During the time the fault is being cleared (waiting for the breaker to trip) you will have a voltage divider effect. If the two wire resistances are comparable, the voltage will be no more than half the line voltage.
If the EGC is small relative to the hot, the voltage on exposed metal will be closer to line voltage.
But perhaps more significant, if the run is long enough that VD is a concern with wire which can just handle the required amps, then the bolted fault current will be a lot lower, delaying the breaker trip.
Take the extreme case of the VD with minimum wire size being 25%. That means that fault current would be roughly 4 times the normal load current.
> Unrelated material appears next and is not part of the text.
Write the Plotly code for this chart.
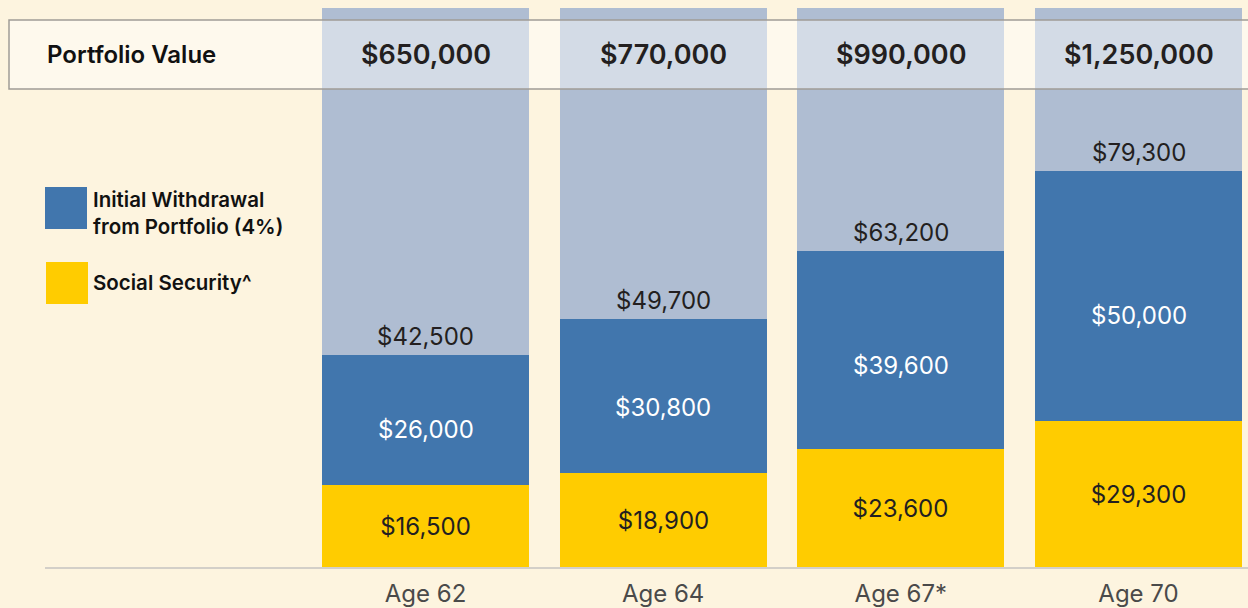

Not enough to cause an instant trip of the breaker?
Now resize the circuit wires for a 2% VD. The line to neutral fault current will now be 50x normal current.
If you do not also resize the EGC, then line to ground fault current will be only about 8x normal current.
So to maintain fast trip on a fault (and remember that exposed metal is at a dangerous voltage the whole time) you have to increase the EGC size too.
In a really extreme case of VD (1000 foot run perhaps) you might even find that a line to ground fault would not even trip the breaker at all. Just as you would see if you had only a local earth connection without a fault clearing path.
PS: If for some reason a reduced size EGC was originally permitted, then the proportional increase would still leave you with a reduced EGC after adjustment, but larger than the original.
Tapatalk!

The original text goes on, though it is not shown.